SUPPLIED MATERIAL
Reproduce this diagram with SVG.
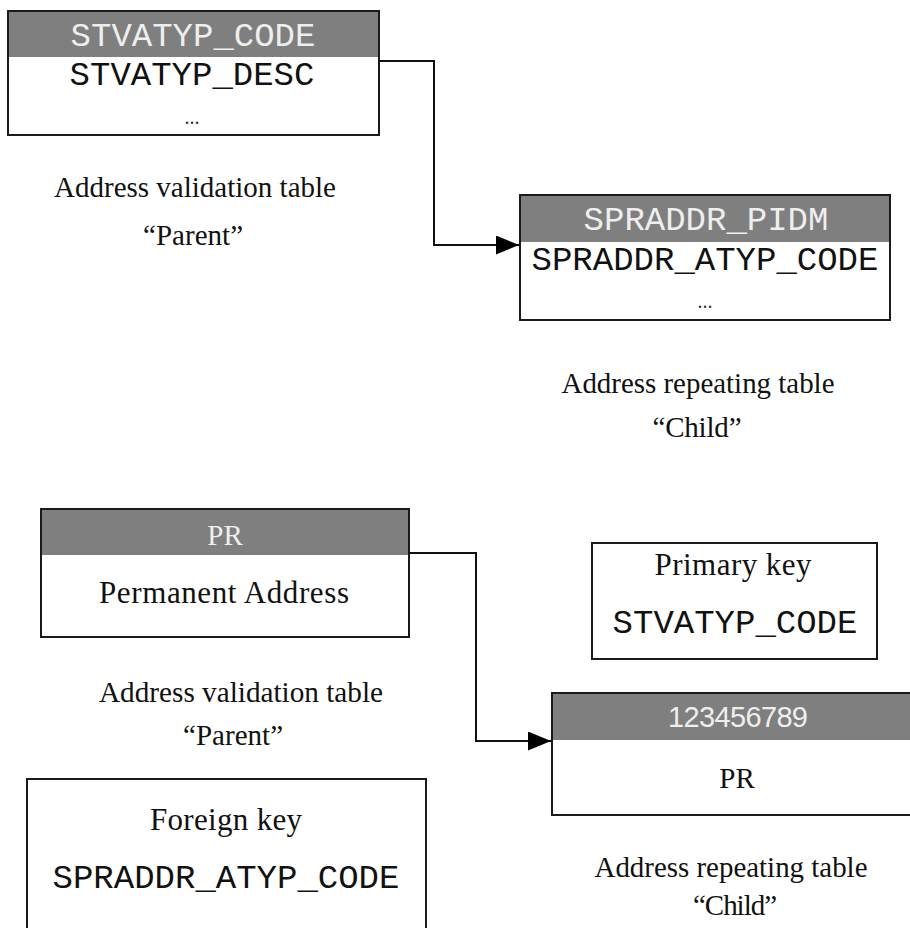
<svg xmlns="http://www.w3.org/2000/svg" width="910" height="928" viewBox="0 0 910 928">
  <style>
    .box { fill: #ffffff; stroke: #1a1a1a; stroke-width: 2; }
    .head { fill: #7f7f7f; stroke: none; }
    .frame { fill: none; stroke: #1a1a1a; stroke-width: 2; }
    .mono { font-family: "Liberation Mono", "Courier New", monospace; font-size: 34px; text-anchor: middle; fill: #111111; }
    .serif { font-family: "Liberation Serif", "Times New Roman", serif; font-size: 29px; text-anchor: middle; fill: #111111; }
    .big { font-size: 31px; }
    .sans { font-family: "Liberation Sans", Arial, sans-serif; font-size: 29px; text-anchor: middle; }
    .light { fill: #eeeeee; }
    .dots { font-family: "Liberation Serif", "Times New Roman", serif; font-size: 20px; text-anchor: middle; fill: #333333; }
    .conn { fill: none; stroke: #111111; stroke-width: 2; }
  </style>
  <defs>
    <marker id="arrow" viewBox="0 0 23 19" refX="23" refY="9.5" markerWidth="23" markerHeight="19" markerUnits="userSpaceOnUse" orient="auto">
      <polygon points="0,0 23,9.5 0,19" fill="#000000"/>
    </marker>
  </defs>

  <rect width="910" height="928" fill="#ffffff"/>

  <!-- validation table (top) -->
  <g id="stvatyp">
    <rect class="box" x="8" y="11" width="371" height="124"/>
    <rect class="head" x="9" y="12" width="369" height="45"/>
    <rect class="frame" x="8" y="11" width="371" height="124"/>
    <text class="mono light" x="193" y="46">STVATYP_CODE</text>
    <text class="mono" x="192" y="85">STVATYP_DESC</text>
    <text class="dots" x="192" y="124">...</text>
  </g>

  <g id="label-parent-1">
    <text class="serif" x="195" y="197" textLength="282" lengthAdjust="spacingAndGlyphs">Address validation table</text>
    <text class="serif" x="193" y="245" textLength="100" lengthAdjust="spacing">“Parent”</text>
  </g>

  <!-- repeating table (top) -->
  <g id="spraddr">
    <rect class="box" x="520" y="195" width="370" height="125"/>
    <rect class="head" x="521" y="196" width="368" height="46"/>
    <rect class="frame" x="520" y="195" width="370" height="125"/>
    <text class="mono light" x="706" y="230">SPRADDR_PIDM</text>
    <text class="mono" x="705" y="270">SPRADDR_ATYP_CODE</text>
    <text class="dots" x="705" y="308">...</text>
  </g>

  <g id="label-child-1">
    <text class="serif" x="698" y="393" textLength="273" lengthAdjust="spacingAndGlyphs">Address repeating table</text>
    <text class="serif" x="697" y="437" textLength="89" lengthAdjust="spacing">“Child”</text>
  </g>

  <!-- validation table (example row) -->
  <g id="pr-parent">
    <rect class="box" x="41" y="509" width="368" height="128"/>
    <rect class="head" x="42" y="510" width="366" height="45"/>
    <rect class="frame" x="41" y="509" width="368" height="128"/>
    <text class="serif light" x="225" y="545" font-size="30">PR</text>
    <text class="serif big" x="224" y="603" textLength="250" lengthAdjust="spacing">Permanent Address</text>
  </g>

  <g id="label-parent-2">
    <text class="serif" x="241" y="702" textLength="284" lengthAdjust="spacingAndGlyphs">Address validation table</text>
    <text class="serif" x="233" y="745" textLength="100" lengthAdjust="spacing">“Parent”</text>
  </g>

  <g id="primary-key">
    <rect class="box" x="592" y="543" width="285" height="116"/>
    <text class="serif big" x="733" y="575" textLength="157" lengthAdjust="spacing">Primary key</text>
    <text class="mono" x="735" y="633">STVATYP_CODE</text>
  </g>

  <!-- repeating table (example row) -->
  <g id="pr-child">
    <rect class="box" x="552" y="693" width="380" height="122"/>
    <rect class="head" x="553" y="694" width="378" height="46"/>
    <rect class="frame" x="552" y="693" width="380" height="122"/>
    <text class="sans light" x="738" y="727" textLength="140" lengthAdjust="spacing">123456789</text>
    <text class="serif" x="737" y="788" font-size="31">PR</text>
  </g>

  <g id="label-child-2">
    <text class="serif" x="731" y="877" textLength="273" lengthAdjust="spacingAndGlyphs">Address repeating table</text>
    <text class="serif" x="735" y="915" textLength="84" lengthAdjust="spacing">“Child”</text>
  </g>

  <g id="foreign-key">
    <rect class="box" x="27" y="779" width="399" height="170"/>
    <text class="serif big" x="226" y="830" textLength="152" lengthAdjust="spacing">Foreign key</text>
    <text class="mono" x="226" y="888">SPRADDR_ATYP_CODE</text>
  </g>

  <!-- relationships: parent code to child column -->
  <g id="connectors">
    <path class="conn" d="M379,61 H434 V245 H519" marker-end="url(#arrow)"/>
    <path class="conn" d="M409,553 H476 V741 H551" marker-end="url(#arrow)"/>
  </g>
</svg>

REQUIREMENT
Write out the listing above again, exactly, but with no pictures in the copy.

SOLUTION BELOW
Reproduce this diagram with SVG.
<svg xmlns="http://www.w3.org/2000/svg" width="910" height="928" viewBox="0 0 910 928">
  <style>
    .box { fill: #ffffff; stroke: #1a1a1a; stroke-width: 2; }
    .head { fill: #7f7f7f; stroke: none; }
    .frame { fill: none; stroke: #1a1a1a; stroke-width: 2; }
    .mono { font-family: "Liberation Mono", "Courier New", monospace; font-size: 34px; text-anchor: middle; fill: #111111; }
    .serif { font-family: "Liberation Serif", "Times New Roman", serif; font-size: 29px; text-anchor: middle; fill: #111111; }
    .big { font-size: 31px; }
    .sans { font-family: "Liberation Sans", Arial, sans-serif; font-size: 29px; text-anchor: middle; }
    .light { fill: #eeeeee; }
    .dots { font-family: "Liberation Serif", "Times New Roman", serif; font-size: 20px; text-anchor: middle; fill: #333333; }
    .conn { fill: none; stroke: #111111; stroke-width: 2; }
  </style>
  <defs>
    <marker id="arrow" viewBox="0 0 23 19" refX="23" refY="9.5" markerWidth="23" markerHeight="19" markerUnits="userSpaceOnUse" orient="auto">
      <polygon points="0,0 23,9.5 0,19" fill="#000000"/>
    </marker>
  </defs>

  <rect width="910" height="928" fill="#ffffff"/>

  <!-- validation table (top) -->
  <g id="stvatyp">
    <rect class="box" x="8" y="11" width="371" height="124"/>
    <rect class="head" x="9" y="12" width="369" height="45"/>
    <rect class="frame" x="8" y="11" width="371" height="124"/>
    <text class="mono light" x="193" y="46">STVATYP_CODE</text>
    <text class="mono" x="192" y="85">STVATYP_DESC</text>
    <text class="dots" x="192" y="124">...</text>
  </g>

  <g id="label-parent-1">
    <text class="serif" x="195" y="197" textLength="282" lengthAdjust="spacingAndGlyphs">Address validation table</text>
    <text class="serif" x="193" y="245" textLength="100" lengthAdjust="spacing">“Parent”</text>
  </g>

  <!-- repeating table (top) -->
  <g id="spraddr">
    <rect class="box" x="520" y="195" width="370" height="125"/>
    <rect class="head" x="521" y="196" width="368" height="46"/>
    <rect class="frame" x="520" y="195" width="370" height="125"/>
    <text class="mono light" x="706" y="230">SPRADDR_PIDM</text>
    <text class="mono" x="705" y="270">SPRADDR_ATYP_CODE</text>
    <text class="dots" x="705" y="308">...</text>
  </g>

  <g id="label-child-1">
    <text class="serif" x="698" y="393" textLength="273" lengthAdjust="spacingAndGlyphs">Address repeating table</text>
    <text class="serif" x="697" y="437" textLength="89" lengthAdjust="spacing">“Child”</text>
  </g>

  <!-- validation table (example row) -->
  <g id="pr-parent">
    <rect class="box" x="41" y="509" width="368" height="128"/>
    <rect class="head" x="42" y="510" width="366" height="45"/>
    <rect class="frame" x="41" y="509" width="368" height="128"/>
    <text class="serif light" x="225" y="545" font-size="30">PR</text>
    <text class="serif big" x="224" y="603" textLength="250" lengthAdjust="spacing">Permanent Address</text>
  </g>

  <g id="label-parent-2">
    <text class="serif" x="241" y="702" textLength="284" lengthAdjust="spacingAndGlyphs">Address validation table</text>
    <text class="serif" x="233" y="745" textLength="100" lengthAdjust="spacing">“Parent”</text>
  </g>

  <g id="primary-key">
    <rect class="box" x="592" y="543" width="285" height="116"/>
    <text class="serif big" x="733" y="575" textLength="157" lengthAdjust="spacing">Primary key</text>
    <text class="mono" x="735" y="633">STVATYP_CODE</text>
  </g>

  <!-- repeating table (example row) -->
  <g id="pr-child">
    <rect class="box" x="552" y="693" width="380" height="122"/>
    <rect class="head" x="553" y="694" width="378" height="46"/>
    <rect class="frame" x="552" y="693" width="380" height="122"/>
    <text class="sans light" x="738" y="727" textLength="140" lengthAdjust="spacing">123456789</text>
    <text class="serif" x="737" y="788" font-size="31">PR</text>
  </g>

  <g id="label-child-2">
    <text class="serif" x="731" y="877" textLength="273" lengthAdjust="spacingAndGlyphs">Address repeating table</text>
    <text class="serif" x="735" y="915" textLength="84" lengthAdjust="spacing">“Child”</text>
  </g>

  <g id="foreign-key">
    <rect class="box" x="27" y="779" width="399" height="170"/>
    <text class="serif big" x="226" y="830" textLength="152" lengthAdjust="spacing">Foreign key</text>
    <text class="mono" x="226" y="888">SPRADDR_ATYP_CODE</text>
  </g>

  <!-- relationships: parent code to child column -->
  <g id="connectors">
    <path class="conn" d="M379,61 H434 V245 H519" marker-end="url(#arrow)"/>
    <path class="conn" d="M409,553 H476 V741 H551" marker-end="url(#arrow)"/>
  </g>
</svg>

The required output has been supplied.